======== Supplied data

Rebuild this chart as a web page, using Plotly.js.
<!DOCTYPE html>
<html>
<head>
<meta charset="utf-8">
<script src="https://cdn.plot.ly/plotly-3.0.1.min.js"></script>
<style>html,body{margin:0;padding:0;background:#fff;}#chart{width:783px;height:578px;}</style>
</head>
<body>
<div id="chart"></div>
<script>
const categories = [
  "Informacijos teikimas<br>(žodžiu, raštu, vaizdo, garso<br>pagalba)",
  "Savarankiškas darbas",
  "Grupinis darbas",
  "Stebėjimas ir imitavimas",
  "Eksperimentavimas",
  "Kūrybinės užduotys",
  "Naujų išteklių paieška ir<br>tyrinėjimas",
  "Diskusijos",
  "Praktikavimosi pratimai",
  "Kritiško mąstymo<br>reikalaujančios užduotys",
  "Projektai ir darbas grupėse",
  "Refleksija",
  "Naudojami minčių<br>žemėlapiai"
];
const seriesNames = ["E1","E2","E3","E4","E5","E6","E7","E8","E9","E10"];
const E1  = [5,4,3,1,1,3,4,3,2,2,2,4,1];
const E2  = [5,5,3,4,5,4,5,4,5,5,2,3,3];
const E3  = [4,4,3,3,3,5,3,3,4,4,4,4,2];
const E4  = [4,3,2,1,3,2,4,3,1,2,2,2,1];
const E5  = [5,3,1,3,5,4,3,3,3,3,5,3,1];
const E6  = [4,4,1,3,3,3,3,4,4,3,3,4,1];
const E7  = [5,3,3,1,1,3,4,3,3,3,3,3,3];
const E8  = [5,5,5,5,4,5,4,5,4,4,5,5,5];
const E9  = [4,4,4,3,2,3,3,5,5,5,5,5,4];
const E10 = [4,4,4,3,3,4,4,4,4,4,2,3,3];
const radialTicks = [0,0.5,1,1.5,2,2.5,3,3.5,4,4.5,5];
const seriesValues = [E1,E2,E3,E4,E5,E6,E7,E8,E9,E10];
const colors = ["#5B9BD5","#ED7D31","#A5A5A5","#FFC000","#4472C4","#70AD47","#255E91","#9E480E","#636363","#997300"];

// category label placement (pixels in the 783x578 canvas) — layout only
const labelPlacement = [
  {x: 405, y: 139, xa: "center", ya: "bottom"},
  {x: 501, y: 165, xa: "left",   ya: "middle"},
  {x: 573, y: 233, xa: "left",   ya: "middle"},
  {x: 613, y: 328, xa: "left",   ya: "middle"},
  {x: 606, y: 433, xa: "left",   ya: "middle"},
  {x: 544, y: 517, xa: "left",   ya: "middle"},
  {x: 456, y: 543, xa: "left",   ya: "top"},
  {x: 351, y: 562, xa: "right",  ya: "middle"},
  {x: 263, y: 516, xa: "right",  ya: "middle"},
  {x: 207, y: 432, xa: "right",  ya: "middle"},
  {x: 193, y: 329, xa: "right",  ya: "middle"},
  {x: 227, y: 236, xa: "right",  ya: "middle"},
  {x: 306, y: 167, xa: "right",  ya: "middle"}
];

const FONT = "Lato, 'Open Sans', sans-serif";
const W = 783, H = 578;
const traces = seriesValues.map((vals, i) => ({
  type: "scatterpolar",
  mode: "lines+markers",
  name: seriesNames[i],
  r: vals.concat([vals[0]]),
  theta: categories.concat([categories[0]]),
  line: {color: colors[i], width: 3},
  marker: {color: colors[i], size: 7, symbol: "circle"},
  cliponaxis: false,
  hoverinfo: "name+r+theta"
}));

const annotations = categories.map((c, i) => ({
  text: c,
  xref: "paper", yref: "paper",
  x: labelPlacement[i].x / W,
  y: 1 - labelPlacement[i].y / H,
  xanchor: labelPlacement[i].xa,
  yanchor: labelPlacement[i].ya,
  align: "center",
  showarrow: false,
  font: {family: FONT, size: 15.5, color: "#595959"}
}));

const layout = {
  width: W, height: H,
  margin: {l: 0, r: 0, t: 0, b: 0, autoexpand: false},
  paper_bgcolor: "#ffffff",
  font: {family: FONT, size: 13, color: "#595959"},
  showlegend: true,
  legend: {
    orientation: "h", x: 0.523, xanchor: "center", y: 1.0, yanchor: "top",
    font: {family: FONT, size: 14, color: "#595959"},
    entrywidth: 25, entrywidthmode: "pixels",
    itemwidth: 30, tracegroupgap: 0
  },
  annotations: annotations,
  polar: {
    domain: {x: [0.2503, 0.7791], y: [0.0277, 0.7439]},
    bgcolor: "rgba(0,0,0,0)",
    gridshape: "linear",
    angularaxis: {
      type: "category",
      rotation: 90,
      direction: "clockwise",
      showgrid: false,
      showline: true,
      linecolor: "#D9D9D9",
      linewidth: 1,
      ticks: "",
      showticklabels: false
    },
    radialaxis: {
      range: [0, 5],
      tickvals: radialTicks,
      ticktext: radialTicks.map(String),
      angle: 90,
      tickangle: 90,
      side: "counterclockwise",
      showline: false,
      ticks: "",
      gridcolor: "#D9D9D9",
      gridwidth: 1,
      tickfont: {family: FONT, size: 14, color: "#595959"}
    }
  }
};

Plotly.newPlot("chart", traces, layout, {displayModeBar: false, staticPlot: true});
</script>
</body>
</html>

================

* _Task statement_
Write the data back out verbatim.

* _Task result_
Rebuild this chart as a web page, using Plotly.js.
<!DOCTYPE html>
<html>
<head>
<meta charset="utf-8">
<script src="https://cdn.plot.ly/plotly-3.0.1.min.js"></script>
<style>html,body{margin:0;padding:0;background:#fff;}#chart{width:783px;height:578px;}</style>
</head>
<body>
<div id="chart"></div>
<script>
const categories = [
  "Informacijos teikimas<br>(žodžiu, raštu, vaizdo, garso<br>pagalba)",
  "Savarankiškas darbas",
  "Grupinis darbas",
  "Stebėjimas ir imitavimas",
  "Eksperimentavimas",
  "Kūrybinės užduotys",
  "Naujų išteklių paieška ir<br>tyrinėjimas",
  "Diskusijos",
  "Praktikavimosi pratimai",
  "Kritiško mąstymo<br>reikalaujančios užduotys",
  "Projektai ir darbas grupėse",
  "Refleksija",
  "Naudojami minčių<br>žemėlapiai"
];
const seriesNames = ["E1","E2","E3","E4","E5","E6","E7","E8","E9","E10"];
const E1  = [5,4,3,1,1,3,4,3,2,2,2,4,1];
const E2  = [5,5,3,4,5,4,5,4,5,5,2,3,3];
const E3  = [4,4,3,3,3,5,3,3,4,4,4,4,2];
const E4  = [4,3,2,1,3,2,4,3,1,2,2,2,1];
const E5  = [5,3,1,3,5,4,3,3,3,3,5,3,1];
const E6  = [4,4,1,3,3,3,3,4,4,3,3,4,1];
const E7  = [5,3,3,1,1,3,4,3,3,3,3,3,3];
const E8  = [5,5,5,5,4,5,4,5,4,4,5,5,5];
const E9  = [4,4,4,3,2,3,3,5,5,5,5,5,4];
const E10 = [4,4,4,3,3,4,4,4,4,4,2,3,3];
const radialTicks = [0,0.5,1,1.5,2,2.5,3,3.5,4,4.5,5];
const seriesValues = [E1,E2,E3,E4,E5,E6,E7,E8,E9,E10];
const colors = ["#5B9BD5","#ED7D31","#A5A5A5","#FFC000","#4472C4","#70AD47","#255E91","#9E480E","#636363","#997300"];

// category label placement (pixels in the 783x578 canvas) — layout only
const labelPlacement = [
  {x: 405, y: 139, xa: "center", ya: "bottom"},
  {x: 501, y: 165, xa: "left",   ya: "middle"},
  {x: 573, y: 233, xa: "left",   ya: "middle"},
  {x: 613, y: 328, xa: "left",   ya: "middle"},
  {x: 606, y: 433, xa: "left",   ya: "middle"},
  {x: 544, y: 517, xa: "left",   ya: "middle"},
  {x: 456, y: 543, xa: "left",   ya: "top"},
  {x: 351, y: 562, xa: "right",  ya: "middle"},
  {x: 263, y: 516, xa: "right",  ya: "middle"},
  {x: 207, y: 432, xa: "right",  ya: "middle"},
  {x: 193, y: 329, xa: "right",  ya: "middle"},
  {x: 227, y: 236, xa: "right",  ya: "middle"},
  {x: 306, y: 167, xa: "right",  ya: "middle"}
];

const FONT = "Lato, 'Open Sans', sans-serif";
const W = 783, H = 578;
const traces = seriesValues.map((vals, i) => ({
  type: "scatterpolar",
  mode: "lines+markers",
  name: seriesNames[i],
  r: vals.concat([vals[0]]),
  theta: categories.concat([categories[0]]),
  line: {color: colors[i], width: 3},
  marker: {color: colors[i], size: 7, symbol: "circle"},
  cliponaxis: false,
  hoverinfo: "name+r+theta"
}));

const annotations = categories.map((c, i) => ({
  text: c,
  xref: "paper", yref: "paper",
  x: labelPlacement[i].x / W,
  y: 1 - labelPlacement[i].y / H,
  xanchor: labelPlacement[i].xa,
  yanchor: labelPlacement[i].ya,
  align: "center",
  showarrow: false,
  font: {family: FONT, size: 15.5, color: "#595959"}
}));

const layout = {
  width: W, height: H,
  margin: {l: 0, r: 0, t: 0, b: 0, autoexpand: false},
  paper_bgcolor: "#ffffff",
  font: {family: FONT, size: 13, color: "#595959"},
  showlegend: true,
  legend: {
    orientation: "h", x: 0.523, xanchor: "center", y: 1.0, yanchor: "top",
    font: {family: FONT, size: 14, color: "#595959"},
    entrywidth: 25, entrywidthmode: "pixels",
    itemwidth: 30, tracegroupgap: 0
  },
  annotations: annotations,
  polar: {
    domain: {x: [0.2503, 0.7791], y: [0.0277, 0.7439]},
    bgcolor: "rgba(0,0,0,0)",
    gridshape: "linear",
    angularaxis: {
      type: "category",
      rotation: 90,
      direction: "clockwise",
      showgrid: false,
      showline: true,
      linecolor: "#D9D9D9",
      linewidth: 1,
      ticks: "",
      showticklabels: false
    },
    radialaxis: {
      range: [0, 5],
      tickvals: radialTicks,
      ticktext: radialTicks.map(String),
      angle: 90,
      tickangle: 90,
      side: "counterclockwise",
      showline: false,
      ticks: "",
      gridcolor: "#D9D9D9",
      gridwidth: 1,
      tickfont: {family: FONT, size: 14, color: "#595959"}
    }
  }
};

Plotly.newPlot("chart", traces, layout, {displayModeBar: false, staticPlot: true});
</script>
</body>
</html>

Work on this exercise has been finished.